En plus de revenir sur ta propre histoire, tu en profites pour aborder la façon dont l’alcool «influe sur le rapport au corps, à l’image et à la sexualité». À quel moment et dans quel contexte as-tu réussi à prendre un certain recul par rapport à ces aspects qui allaient de pair avec la dépendance?
«Cela s’est fait de manière graduelle. En ne buvant pas dans les soirées, on se rend compte que sa libido est beaucoup plus apaisée. Le fait de ne plus avoir cette épée de Damoclès au-dessus de la tête, soit “j’espère ne pas me réveiller demain aux côtés de quelqu’un dont j’ai oublié le prénom”, ça rassure sur soi-même, on reprend confiance en soi.»

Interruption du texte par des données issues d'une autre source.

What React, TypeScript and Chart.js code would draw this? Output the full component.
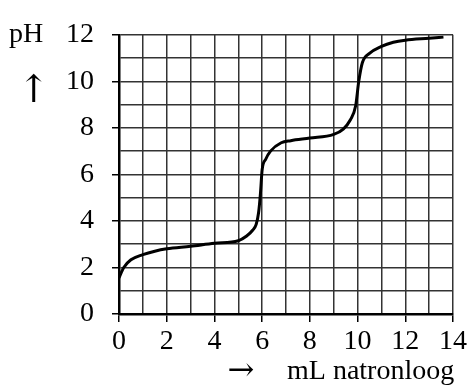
import React, { useEffect, useRef } from "react";
import { Chart, registerables } from "chart.js";

Chart.register(...registerables);

const volumeML = [0, 0.2, 0.5, 1, 1.5, 2, 3, 4, 5, 5.35, 5.6, 5.75, 5.85, 5.93, 6.0, 6.15, 6.35, 6.8, 7.2, 8, 9, 9.4, 9.7, 9.92, 10.05, 10.2, 10.5, 11, 11.5, 12, 13, 13.6];
const phValues = [1.55, 2.0, 2.33, 2.55, 2.7, 2.8, 2.91, 3.04, 3.15, 3.35, 3.6, 3.85, 4.35, 5.2, 6.2, 6.65, 7.0, 7.36, 7.45, 7.56, 7.72, 7.95, 8.35, 8.95, 10.0, 10.8, 11.2, 11.5, 11.68, 11.77, 11.85, 11.9];
const xTickValues = [0, 2, 4, 6, 8, 10, 12, 14];
const yTickValues = [0, 2, 4, 6, 8, 10, 12];
const yTitle = "pH";
const yArrow = "\u2191";
const xArrow = "\u2192";
const xTitle = "mL natronloog";

const FONT = "'Liberation Serif', 'Times New Roman', serif";
const ARROW_FONT = "'DejaVu Serif', 'DejaVu Sans', serif";

const labelsPlugin = {
  id: "axisTexts",
  afterDraw(chart: any) {
    const ctx = chart.ctx;
    ctx.save();
    ctx.fillStyle = "#000";
    ctx.font = `28px ${FONT}`;
    ctx.textBaseline = "alphabetic";
    ctx.textAlign = "left";
    ctx.fillText(yTitle, 9, 42);
    ctx.fillText(xTitle, 287, 379);
    ctx.textAlign = "center";
    ctx.textBaseline = "middle";
    ctx.font = `38px ${ARROW_FONT}`;
    ctx.fillText(yArrow, 34, 92);
    ctx.font = `32px ${ARROW_FONT}`;
    ctx.fillText(xArrow, 241, 372);
    ctx.restore();
  },
};

export default function App() {
  const ref = useRef<HTMLCanvasElement>(null);
  useEffect(() => {
    if (!ref.current) return;
    const chart = new Chart(ref.current, {
      type: "line",
      data: {
        datasets: [
          {
            data: volumeML.map((x, i) => ({ x, y: phValues[i] })),
            borderColor: "#000",
            borderWidth: 3,
            pointRadius: 0,
            fill: false,
            cubicInterpolationMode: "monotone",
          },
        ],
      },
      options: {
        animation: false,
        responsive: false,
        maintainAspectRatio: false,
        layout: { padding: { top: 25, right: 15, left: 0, bottom: 0 } },
        plugins: { legend: { display: false }, tooltip: { enabled: false } },
        scales: {
          x: {
            type: "linear",
            min: 0,
            max: 14,
            afterFit: (s: any) => {
              s.height = 73;
            },
            ticks: {
              stepSize: 1,
              autoSkip: false,
              maxRotation: 0,
              padding: 3,
              color: "#000",
              font: { family: FONT, size: 28 },
              callback: (v: any) => (xTickValues.includes(Number(v)) ? String(v) : ""),
            },
            grid: {
              color: "#333",
              lineWidth: 1.5,
              tickLength: 8,
              tickColor: (c: any) => (xTickValues.includes(c.tick?.value) ? "#000" : "rgba(0,0,0,0)"),
            },
            border: { display: true, color: "#000", width: 2.5 },
          },
          y: {
            type: "linear",
            min: 0,
            max: 12,
            afterFit: (s: any) => {
              s.width = 119;
            },
            ticks: {
              stepSize: 1,
              autoSkip: false,
              padding: 18,
              color: "#000",
              font: { family: FONT, size: 28 },
              callback: (v: any) => (yTickValues.includes(Number(v)) ? String(v) : ""),
            },
            grid: {
              color: "#333",
              lineWidth: 1.5,
              tickLength: 7,
              tickColor: (c: any) => (yTickValues.includes(c.tick?.value) ? "#000" : "rgba(0,0,0,0)"),
            },
            border: { display: true, color: "#000", width: 2.5 },
          },
        },
      },
      plugins: [labelsPlugin],
    } as any);
    return () => chart.destroy();
  }, []);
  return (
    <div style={{ position: "fixed", left: 0, top: 0, width: 470, height: 387, background: "#fff" }}>
      <canvas ref={ref} width={470} height={387} style={{ width: 470, height: 387, display: "block" }} />
    </div>
  );
}
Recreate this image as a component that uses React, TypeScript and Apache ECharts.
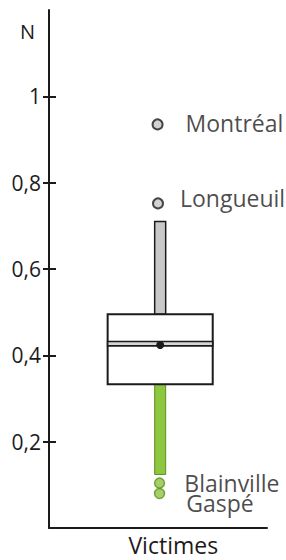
import React, { useEffect, useRef } from 'react';
import * as echarts from 'echarts';

const categories = ['Victimes'];
const boxX = [0.51];
const whiskerLow = [0.124];
const q1 = [0.333];
const median = [0.427];
const q3 = [0.495];
const whiskerHigh = [0.71];
const mean = [0.424];

const outlierNames = ['Montréal', 'Longueuil', 'Blainville', 'Gaspé'];
const outlierValues = [0.935, 0.752, 0.104, 0.08];
const outlierX = [0.498, 0.5, 0.507, 0.507];
const outlierGroup = ['high', 'high', 'low', 'low'];

const yTicks = [0.2, 0.4, 0.6, 0.8, 1];
const yName = 'N';

const INK = '#1d1a1b';
const FONT = '"Open Sans", "Noto Sans", sans-serif';
const WEIGHT = 500;
const GRAY = '#c8c8c8';
const GREEN = '#8dc63f';
const GREEN_DARK = '#5f8f22';

const labelTweaks: Record<string, { distance: number; offset: [number, number] }> = {
  'Montréal': { distance: 22, offset: [0, -1] },
  'Longueuil': { distance: 16, offset: [0, -5] },
  'Blainville': { distance: 19, offset: [0, 0] },
  'Gaspé': { distance: 21, offset: [0, 10] },
};

export default function App() {
  const ref = useRef<HTMLDivElement>(null);
  useEffect(() => {
    const chart = echarts.init(ref.current!, null, { renderer: 'svg' });
    const fmt = (v: number) => String(Math.round(v * 10) / 10).replace('.', ',');

    const boxData = boxX.map((x, i) => [x, whiskerLow[i], q1[i], median[i], q3[i], whiskerHigh[i], mean[i]]);

    const outlierData = outlierNames.map((name, i) => {
      const low = outlierGroup[i] === 'low';
      const t = labelTweaks[name];
      return {
        name,
        value: [outlierX[i], outlierValues[i]],
        itemStyle: low
          ? { color: GREEN, borderColor: GREEN_DARK, borderWidth: 1.5 }
          : { color: GRAY, borderColor: INK, borderWidth: 2 },
        label: {
          show: true,
          position: 'right',
          distance: t.distance,
          offset: t.offset,
          formatter: name,
          color: INK,
          fontSize: 23,
          fontWeight: WEIGHT,
          fontFamily: FONT,
        },
      };
    });

    const option: any = {
      animation: false,
      grid: { left: 49, right: 19, top: 10, bottom: 32 },
      xAxis: {
        type: 'value',
        min: 0,
        max: 1,
        axisLine: { show: true, onZero: false, lineStyle: { color: INK, width: 2 } },
        axisTick: { show: false },
        splitLine: { show: false },
        axisLabel: {
          customValues: [0.57],
          formatter: () => categories[0],
          color: INK,
          fontSize: 23,
          fontWeight: WEIGHT,
          fontFamily: FONT,
          margin: 5,
        },
      },
      yAxis: [
        {
          type: 'value',
          min: 0,
          max: 1.2,
          name: yName,
          nameLocation: 'end',
          nameGap: -21,
          nameTextStyle: {
            color: INK,
            fontSize: 20,
            fontWeight: WEIGHT,
            fontFamily: FONT,
            align: 'right',
            verticalAlign: 'middle',
            padding: [0, 14, 0, 0],
          },
          axisLine: { show: true, lineStyle: { color: INK, width: 2 } },
          axisTick: { show: true, customValues: yTicks, length: 6, lineStyle: { color: INK, width: 2 } },
          splitLine: { show: false },
          axisLabel: {
            customValues: yTicks,
            formatter: (v: number) => fmt(v),
            color: INK,
            fontSize: 21,
            fontWeight: WEIGHT,
            fontFamily: FONT,
            margin: 8,
          },
        },
        {
          type: 'value',
          min: 0,
          max: 1.2,
          position: 'left',
          axisLine: { show: false },
          axisTick: { show: true, inside: true, customValues: yTicks, length: 7, lineStyle: { color: INK, width: 2 } },
          axisLabel: { show: false },
          splitLine: { show: false },
        },
      ],
      series: [
        {
          type: 'custom',
          data: boxData,
          renderItem: (params: any, api: any) => {
            const x = api.value(0);
            const c = (v: number) => api.coord([x, v]);
            const cx = c(0)[0];
            const boxW = api.size([0.482, 0])[0];
            const wW = 11;
            const yWL = c(api.value(1))[1];
            const yQ1 = c(api.value(2))[1];
            const yMed = c(api.value(3))[1];
            const yQ3 = c(api.value(4))[1];
            const yWH = c(api.value(5))[1];
            const yMean = c(api.value(6))[1];
            return {
              type: 'group',
              children: [
                {
                  type: 'rect',
                  shape: { x: cx - wW / 2, y: yWH, width: wW, height: yQ3 - yWH },
                  style: { fill: GRAY, stroke: INK, lineWidth: 1.5 },
                },
                {
                  type: 'rect',
                  shape: { x: cx - wW / 2, y: yQ1, width: wW, height: yWL - yQ1 },
                  style: { fill: GREEN, stroke: GREEN_DARK, lineWidth: 1 },
                },
                {
                  type: 'rect',
                  shape: { x: cx - boxW / 2, y: yQ3, width: boxW, height: yQ1 - yQ3 },
                  style: { fill: '#ffffff', stroke: INK, lineWidth: 2 },
                },
                {
                  type: 'rect',
                  shape: { x: cx - boxW / 2, y: yMed - 2.2, width: boxW, height: 4.4 },
                  style: { fill: '#d6d6d6', stroke: INK, lineWidth: 1.6 },
                },
                {
                  type: 'circle',
                  shape: { cx, cy: yMean, r: 4 },
                  style: { fill: INK },
                },
              ],
            };
          },
        },
        {
          type: 'scatter',
          symbol: 'circle',
          symbolSize: 10,
          data: outlierData,
          z: 5,
        },
      ],
    };
    chart.setOption(option);
    return () => chart.dispose();
  }, []);
  return <div ref={ref} style={{ width: 286, height: 560, position: 'absolute', left: 0, top: 0, background: '#fff' }} />;
}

«Sans boire, je n’ai plus envie de séduire à tout prix, je suis bien avec moi-même. L’alcool est un moyen pour beaucoup de femmes de réconcilier des injonctions contradictoires: sois belle, mince, exprime ce que tu penses, mais pas trop fort quand même; construis une brillante carrière, mais fais des enfants, six machines à laver par semaine; sois une bonne compagne, une bête de sexe, reste séduisante et au top de ta forme, sans faire attention à ta ligne parce que les gens qui font des régimes sont ennuyeux, etc.»
Quels sont tes prochains projets pour l’année en cours? On aimerait beaucoup savoir si tu comptes te lancer dans l’écriture d’un nouvel ouvrage et, si oui, quels seraient le thème et la forme que tu aimerais lui donner!
«Un roman, qui se passe dans la Corne de l’Afrique. Ça parle de guerre, de relations familiales, de mémoire niée (en gros, on y retrouve la plupart de mes obsessions).»